Les concessionnaires automobiles ont forcé le gouvernement algérien à abandonner presque complètement le nouveau cahier de charges concernant leur activité. Une décision qui montre la montée en puissance des nouveaux lobbies.
En révisant le cahier de charges relatif aux concessionnaires automobiles, le gouvernement a cédé, hier dimanche, face à un des plus puissants lobbies du pays, confirmant à la fois l’extrême fragilité de l’exécutif et la capacité des nouveaux groupes à imposer leur volonté à tous les niveaux. Cela renforce aussi l’analyse, poussée jusqu’à la caricature, par la présidente du parti des Travailleurs Louisa Hanoune, qui met en cause des « oligarques » imposant leur loi.
L’idée d’un nouveau cahier de charges pour les concessionnaires automobiles était dans l’air depuis des années. Initialement, il s’agissait d’inciter les concessionnaires à se lancer dans l’investissement industriel, pour jeter les bases d’une industrie automobile. C’était également l’occasion d’imposer de nouvelles normes pour les véhicules importés, en évitant notamment les voitures bas de gamme considérées, souvent à tort, comme à l’origine d’une partie des accidents de la circulation. La baisse du prix du pétrole et la chute des revenus extérieurs du pays qui en a découlé ont accéléré le mouvement, le gouvernement estimant que le nouveau cahier de charges était une opportunité pour freiner les importations automobiles.

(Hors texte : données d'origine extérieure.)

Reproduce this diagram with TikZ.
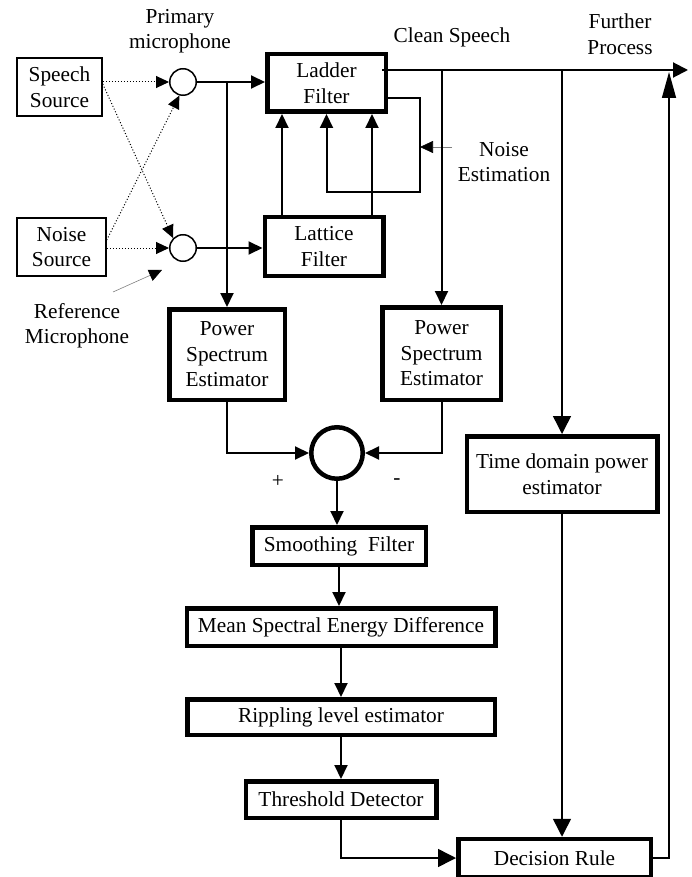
\documentclass[tikz,border=0pt]{standalone}
\usepackage{fontspec}
\setmainfont{Liberation Serif}
\usetikzlibrary{arrows.meta}

\begin{document}
\begin{tikzpicture}[x=1pt, y=-1pt,
        every node/.style = {font=\fontsize{21.3}{25.5}\selectfont, align=center, inner sep=0pt},
        src/.style = {draw, line width=1.5pt},
        blk/.style = {draw, line width=4.5pt},
        mic/.style = {draw, circle, line width=1.5pt, minimum size=26.5pt},
        sig/.style = {line width=2pt, -{Triangle[length=14pt,width=13pt]}},
        wire/.style = {line width=1.5pt, -{Triangle[length=18pt,width=18pt]}},
        leak/.style = {dotted, line width=1pt, -{Triangle[length=13pt,width=12pt]}},
        hint/.style = {gray, line width=0.6pt, -{Triangle[length=13pt,width=12pt,color=black]}}]
    \useasboundingbox (0,0) rectangle (692,877);

    \node[src, minimum width=85pt, minimum height=58pt] (speech) at (59.5,87) {Speech\\Source};
    \node[src, minimum width=89pt, minimum height=58pt] (noise) at (61.5,247) {Noise\\Source};
    \node[mic] (mic1) at (183,82) {};
    \node[mic] (mic2) at (183,248) {};
    \node[blk, minimum width=118.5pt, minimum height=57.5pt] (ladder) at (326.5,83) {Ladder\\Filter};
    \node[blk, minimum width=118.5pt, minimum height=58.5pt] (lattice) at (324,246.5) {Lattice\\Filter};
    \node[blk, minimum width=115.5pt, minimum height=90.5pt] (pse1) at (227,354.5) {Power\\Spectrum\\Estimator};
    \node[blk, minimum width=118.5pt, minimum height=92.5pt] (pse2) at (441.5,353.5) {Power\\Spectrum\\Estimator};
    \node[blk, circle, minimum size=51.5pt] (sum) at (337,453) {};
    \node[blk, minimum width=190.5pt, minimum height=75.5pt] (time) at (562,474) {Time domain power\\estimator};
    \node[blk, minimum width=173.5pt, minimum height=37.5pt] (smooth) at (339,546) {Smoothing\ \ Filter};
    \node[blk, minimum width=308.5pt, minimum height=37.5pt] (mean) at (341,627) {Mean Spectral Energy Difference};
    \node[blk, minimum width=307.5pt, minimum height=35.5pt] (ripple) at (341,717) {Rippling level estimator};
    \node[blk, minimum width=190.5pt, minimum height=36.5pt] (thresh) at (341,799.5) {Threshold Detector};
    \node[blk, minimum width=192.5pt, minimum height=38pt] (decision) at (554.5,858) {Decision Rule};

    % labels
    \node (prim) at (180,31) {Primary\\microphone};
    \node (reflbl) at (77,326) {Reference\\Microphone};
    \node (clean) at (452,37) {Clean Speech};
    \node (further) at (620,34) {Further\\Process};
    \node (nest) at (504,162) {Noise\\Estimation};
    \node (plus) at (278,481) {+};
    \node (minus) at (397,482) {-};

    \coordinate (loop) at (420,192);
    \coordinate (nept) at (452,147);
    \coordinate (refpt) at (113,292);
    \coordinate (refmic) at (162,270);
    \coordinate (out) at (688,70);
    \coordinate (fb) at (669,72);

    % acoustic paths
    \draw[leak] (speech.east |- mic1) -- (mic1.west);
    \draw[leak] ([yshift=3pt]speech.east) -- (mic2.north west);
    \draw[leak] ([yshift=7pt]noise.east) -- (mic1.255);
    \draw[leak] (noise.east |- mic2) -- (mic2.west);
    \draw[hint] (refpt) -- (refmic);

    % adaptive filter
    \draw[sig] (mic1.east) -- (ladder.west |- mic1);
    \draw[sig] (mic2.east) -- (lattice.west |- mic2);
    \draw[sig] (pse1 |- mic1) -- (pse1.north);
    \draw[sig] ([xshift=-42pt]lattice.north) -- ([xshift=-42pt]lattice.north |- ladder.south);
    \draw[sig] ([xshift=48pt]lattice.north) -- ([xshift=48pt]lattice.north |- ladder.south);
    \draw[sig] ([yshift=-15pt]ladder.east) -| (loop) -| (ladder.south);
    \draw[hint] (nept) -- (loop |- nept);

    % clean speech
    \draw[line width=2pt, -{Triangle[length=15pt,width=15pt]}] ([xshift=-6pt, yshift=13pt]ladder.east) -- (out);
    \draw[sig] (pse2 |- out) -- (pse2.north);
    \draw[wire] (time |- out) -- (time.north);
    \draw[wire] (time.south) -- (time.south |- decision.north);

    % spectral path
    \draw[sig] (pse1.south) |- (sum.west);
    \draw[sig] (pse2.south) |- (sum.east);
    \draw[sig] (sum.south) -- (sum.south |- smooth.north);
    \draw[sig] (smooth.south) -- (smooth.south |- mean.north);
    \draw[sig] (mean.south) -- (ripple.north);
    \draw[sig] (ripple.south) -- (thresh.north);
    \draw[wire] (thresh.south) |- (decision.west);
    \draw[line width=1.5pt, -{Triangle[length=26pt,width=14pt]}] (decision.east) -| (fb);
\end{tikzpicture}
\end{document}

10 milliards de dollars par an de chiffre d’affaires
Rédigé dans des conditions discutables, adopté de manière opaque, le nouveau cahier de charges devait entrer en vigueur le 15 avril 2015. Entre-temps, des concessionnaires, ayant visiblement bénéficié de fuites, avaient passé des commandes massives de véhicules, espérant les faire entrer avant l’adoption des nouvelles règles, ce qui les placerait en position de force grâce aux prix proposés.
Le gouvernement n’a pas assumé publiquement la décision. Il a chargé les banques de l’appliquer. Il les a invitées à ne plus domicilier ces importations alors que les véhicules, plusieurs milliers, étaient déjà en rade dans les ports algériens. Un bras de fer s’en est suivi, et a abouti, dimanche 17 mai, à la publication d’un nouveau cahier de charges qui rétablit pratiquement les anciennes règles. Ce qui signifie une défaite cuisante pour le gouvernement, et notamment pour le ministre de l’industrie, Abdessalam Bouchouareb, qui s’était fortement investi dans ce dossier.

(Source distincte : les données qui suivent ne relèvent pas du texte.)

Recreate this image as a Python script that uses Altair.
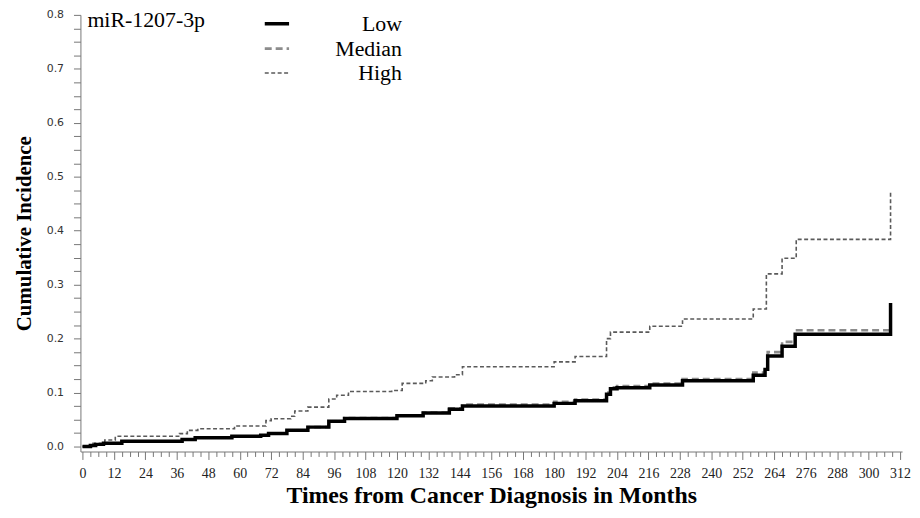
import altair as alt
import pandas as pd

series_names = ["Low", "Median", "High"]

low_t = [0, 3, 5, 8, 15, 38, 43, 57, 68, 71, 78, 86, 94, 100, 120, 130, 140, 145,
         180, 188, 200, 201.5, 204, 216.5, 229, 256, 260.5, 261.5, 267, 272, 308.4, 308.4]
low_v = [0, 0.002, 0.004, 0.006, 0.010, 0.013, 0.0165, 0.019, 0.021, 0.024, 0.030, 0.036,
         0.047, 0.052, 0.057, 0.062, 0.069, 0.075, 0.080, 0.085, 0.097, 0.107, 0.109, 0.114,
         0.122, 0.132, 0.143, 0.168, 0.186, 0.208, 0.208, 0.266]

med_t = [0, 3, 5, 8, 15, 38, 43, 57, 68, 71, 78, 86, 94, 100, 120, 130, 140, 145,
         180, 188, 200, 201.5, 204, 216.5, 229, 256, 260.5, 261.5, 267, 272, 308.4]
med_v = [0, 0.002, 0.004, 0.006, 0.010, 0.013, 0.0165, 0.019, 0.021, 0.024, 0.030, 0.036,
         0.047, 0.053, 0.058, 0.063, 0.071, 0.078, 0.083, 0.087, 0.100, 0.110, 0.112, 0.117,
         0.125, 0.137, 0.148, 0.175, 0.194, 0.2157, 0.2157]

high_t = [0, 4, 8.5, 12.5, 37, 40, 44, 58, 70, 72, 79.5, 81, 86, 94, 97, 101.5, 118, 122,
          131, 133.5, 142, 145, 180, 188, 200, 201.5, 216.5, 229, 256, 261, 267, 272.4,
          308.4, 308.4]
high_v = [0, 0.006, 0.012, 0.019, 0.024, 0.030, 0.033, 0.038, 0.048, 0.0515, 0.056, 0.066,
          0.073, 0.088, 0.095, 0.102, 0.104, 0.117, 0.122, 0.129, 0.133, 0.148, 0.157, 0.167,
          0.200, 0.212, 0.223, 0.2365, 0.255, 0.320, 0.349, 0.384, 0.384, 0.471]

x_ticks = list(range(0, 313, 3))
y_ticks = [round(i * 0.025, 3) for i in range(0, 33)]

rows = []
for name, ts, vs in [("Low", low_t, low_v), ("Median", med_t, med_v), ("High", high_t, high_v)]:
    for i, (t, v) in enumerate(zip(ts, vs)):
        rows.append({"series": name, "month": t, "value": v, "idx": i})
df = pd.DataFrame(rows)

SERIF = "Liberation Serif"
legend_title = "miR-1207-3p"

x_enc = alt.X("month:Q",
              scale=alt.Scale(domain=[-0.8, 312.8], nice=False, zero=False),
              axis=alt.Axis(values=x_ticks, labelExpr="datum.value % 12 === 0 ? datum.label : ''",
                            labelOverlap=False, grid=False,
                            tickSize={"condition": {"test": "datum.value % 12 === 0", "value": 8}, "value": 5},
                            tickColor="#777", domainColor="#777",
                            labelFont=SERIF, labelFontSize=14, labelColor="#222", labelPadding=7,
                            title="Times from Cancer Diagnosis in Months",
                            titleFont=SERIF, titleFontSize=24, titleFontWeight="bold",
                            titleColor="black", titleY=51, titleBaseline="alphabetic"))
y_enc = alt.Y("value:Q",
              scale=alt.Scale(domain=[-0.0092, 0.8], nice=False, zero=False),
              axis=alt.Axis(values=y_ticks,
                            labelExpr="abs(datum.value*10 - round(datum.value*10)) < 0.0001 ? format(datum.value, '.1f') : ''",
                            labelOverlap=False, grid=False, tickSize=7,
                            tickColor="#777", domainColor="#777",
                            labelFont="DejaVu Sans", labelFontSize=11, labelColor="#333", labelPadding=10,
                            title="Cumulative Incidence",
                            titleFont=SERIF, titleFontSize=21, titleFontWeight="bold",
                            titleColor="black", titlePadding=12))
color_enc = alt.Color("series:N", sort=series_names,
                      scale=alt.Scale(domain=series_names, range=["#000000", "#8c8c8c", "#5a5a5a"]),
                      title=legend_title)
dash_enc = alt.StrokeDash("series:N", sort=series_names,
                          scale=alt.Scale(domain=series_names, range=[[1, 0], [7, 4], [4, 2.5]]),
                          title=legend_title)
width_enc = alt.StrokeWidth("series:N", sort=series_names,
                            scale=alt.Scale(domain=series_names, range=[3.5, 1.6, 1.3]),
                            title=legend_title)

base = alt.Chart(df).mark_line(interpolate="step-after").encode(
    x=x_enc, y=y_enc, color=color_enc, strokeDash=dash_enc, strokeWidth=width_enc,
    order=alt.Order("idx:Q"),
)

others = base.transform_filter(alt.datum.series != "Low")
low = base.transform_filter(alt.datum.series == "Low")

chart = alt.layer(others, low).properties(
    width=828, height=440,
    autosize=alt.AutoSizeParams(type="none"),
    padding={"left": 73, "top": 5, "right": 10, "bottom": 57},
).configure_view(stroke=None).configure_legend(
    orient="none", legendX=7, legendY=-5,
    titleOrient="left", titleAnchor="start", titleFont=SERIF, titleFontSize=22,
    titleFontWeight="normal", titleColor="black", titlePadding=58,
    labelFont=SERIF, labelFontSize=22, labelColor="black",
    labelAlign="right", labelOffset=112,
    symbolType="stroke", symbolSize=600, rowPadding=0,
)

chart.save("out.html", embed_options={"renderer": "svg", "actions": False})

Extrême fragilité du gouvernement
Le dernier cahier de charges a provoqué un mécontentement en cascade. Des concessionnaires qui s’étaient pliés au cahier de charges du 15 avril s’estiment désormais floués. Ils ont importé des véhicules répondant à des normes plus strictes, donc plus chers et moins compétitifs. Les banquiers, mis en première ligne pour appliquer les nouvelles règles, sont contraints de faire marche arrière, après avoir été engagés dans une bataille qui ne les concerne pas.
Grand gagnant, le lobby des concessionnaires a montré sa force et se place désormais comme un véritable centre de pouvoir, avec des importations autour de dix milliards de dollars, entre véhicules et pièces détachées.

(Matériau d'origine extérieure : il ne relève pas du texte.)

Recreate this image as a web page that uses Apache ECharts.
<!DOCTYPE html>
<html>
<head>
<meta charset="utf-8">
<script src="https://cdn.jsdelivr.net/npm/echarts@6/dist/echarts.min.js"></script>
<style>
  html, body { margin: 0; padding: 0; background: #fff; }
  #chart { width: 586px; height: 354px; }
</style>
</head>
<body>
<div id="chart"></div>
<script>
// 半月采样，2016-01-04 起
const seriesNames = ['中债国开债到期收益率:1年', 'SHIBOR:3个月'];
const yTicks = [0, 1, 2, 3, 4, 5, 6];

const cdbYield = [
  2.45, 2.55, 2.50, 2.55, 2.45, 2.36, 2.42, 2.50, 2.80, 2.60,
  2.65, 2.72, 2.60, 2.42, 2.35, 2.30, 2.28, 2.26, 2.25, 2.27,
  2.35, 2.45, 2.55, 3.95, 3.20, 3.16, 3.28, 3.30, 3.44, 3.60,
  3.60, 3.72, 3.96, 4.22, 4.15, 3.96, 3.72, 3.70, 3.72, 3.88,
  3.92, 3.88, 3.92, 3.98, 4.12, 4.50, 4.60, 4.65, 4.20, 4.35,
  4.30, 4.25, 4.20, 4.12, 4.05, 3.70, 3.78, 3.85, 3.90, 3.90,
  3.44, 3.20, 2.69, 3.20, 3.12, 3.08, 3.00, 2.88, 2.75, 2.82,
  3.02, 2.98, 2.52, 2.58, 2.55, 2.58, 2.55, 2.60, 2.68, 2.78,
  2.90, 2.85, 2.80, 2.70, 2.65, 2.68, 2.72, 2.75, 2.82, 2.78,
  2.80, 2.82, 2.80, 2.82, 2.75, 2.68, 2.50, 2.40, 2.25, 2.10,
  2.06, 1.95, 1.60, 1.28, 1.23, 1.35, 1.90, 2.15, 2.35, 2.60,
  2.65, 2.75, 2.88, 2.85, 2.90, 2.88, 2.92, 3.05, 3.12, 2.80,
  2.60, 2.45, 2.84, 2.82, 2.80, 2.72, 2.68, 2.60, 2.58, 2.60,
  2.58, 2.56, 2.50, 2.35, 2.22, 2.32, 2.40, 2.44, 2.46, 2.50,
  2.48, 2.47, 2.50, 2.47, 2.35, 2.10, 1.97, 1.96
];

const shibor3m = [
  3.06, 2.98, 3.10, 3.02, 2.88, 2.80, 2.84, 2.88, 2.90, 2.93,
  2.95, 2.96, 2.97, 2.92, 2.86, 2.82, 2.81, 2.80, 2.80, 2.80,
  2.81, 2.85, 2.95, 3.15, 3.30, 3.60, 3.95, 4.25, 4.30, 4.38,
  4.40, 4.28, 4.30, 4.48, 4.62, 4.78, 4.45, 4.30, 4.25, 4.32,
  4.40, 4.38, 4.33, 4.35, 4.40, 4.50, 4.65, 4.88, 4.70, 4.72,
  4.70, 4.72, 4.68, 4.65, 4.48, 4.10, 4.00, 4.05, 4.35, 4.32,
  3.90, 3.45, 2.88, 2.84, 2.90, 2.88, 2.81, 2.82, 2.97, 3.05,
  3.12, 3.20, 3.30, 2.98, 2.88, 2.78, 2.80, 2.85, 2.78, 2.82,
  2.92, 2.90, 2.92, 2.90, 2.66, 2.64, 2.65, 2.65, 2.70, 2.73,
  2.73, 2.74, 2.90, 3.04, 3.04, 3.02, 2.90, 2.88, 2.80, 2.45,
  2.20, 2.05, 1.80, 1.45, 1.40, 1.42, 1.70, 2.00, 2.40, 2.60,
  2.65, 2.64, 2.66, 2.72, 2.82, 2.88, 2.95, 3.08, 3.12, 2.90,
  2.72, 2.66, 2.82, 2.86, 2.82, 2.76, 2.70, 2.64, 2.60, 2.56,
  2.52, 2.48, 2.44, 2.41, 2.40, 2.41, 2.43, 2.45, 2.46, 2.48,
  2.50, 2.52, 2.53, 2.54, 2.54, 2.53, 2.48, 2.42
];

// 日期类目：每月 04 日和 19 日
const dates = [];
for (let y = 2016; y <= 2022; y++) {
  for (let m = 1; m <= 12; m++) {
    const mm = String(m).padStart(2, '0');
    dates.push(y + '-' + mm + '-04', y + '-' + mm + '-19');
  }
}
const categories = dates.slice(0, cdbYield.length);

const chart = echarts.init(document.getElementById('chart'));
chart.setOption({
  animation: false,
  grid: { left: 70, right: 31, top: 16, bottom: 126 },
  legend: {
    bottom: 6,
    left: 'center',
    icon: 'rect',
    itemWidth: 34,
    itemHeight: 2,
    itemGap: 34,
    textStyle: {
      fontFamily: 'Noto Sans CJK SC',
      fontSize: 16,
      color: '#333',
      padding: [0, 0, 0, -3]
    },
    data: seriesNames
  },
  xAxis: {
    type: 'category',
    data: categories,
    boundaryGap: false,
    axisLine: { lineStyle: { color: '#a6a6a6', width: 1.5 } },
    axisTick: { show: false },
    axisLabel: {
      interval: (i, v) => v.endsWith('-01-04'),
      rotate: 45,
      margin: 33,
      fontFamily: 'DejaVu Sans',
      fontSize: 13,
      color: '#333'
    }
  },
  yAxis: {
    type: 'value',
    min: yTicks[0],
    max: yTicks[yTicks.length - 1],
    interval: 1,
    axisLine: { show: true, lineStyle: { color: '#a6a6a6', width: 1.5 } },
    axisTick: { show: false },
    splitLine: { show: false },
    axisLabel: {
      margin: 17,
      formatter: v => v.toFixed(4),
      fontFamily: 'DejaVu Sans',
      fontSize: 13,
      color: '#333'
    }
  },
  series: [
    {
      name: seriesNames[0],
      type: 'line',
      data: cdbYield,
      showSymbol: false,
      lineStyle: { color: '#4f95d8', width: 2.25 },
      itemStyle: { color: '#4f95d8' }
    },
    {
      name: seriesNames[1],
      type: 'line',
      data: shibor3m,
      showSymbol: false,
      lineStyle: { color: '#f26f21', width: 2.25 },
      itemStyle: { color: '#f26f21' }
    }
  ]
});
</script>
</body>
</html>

Quant au gouvernement, il confirme qu’il navigue à vue. Il prend des décisions à l’emporte-pièce, sans concertation ni préparation. A la moindre pression, il cède, ce qui confirme et aggrave sa fragilité dans le même temps. Tous les lobbies économiques, syndicaux, financiers, professionnels et corporatistes savent désormais qu’il suffit de faire pression pour arriver à ses fins.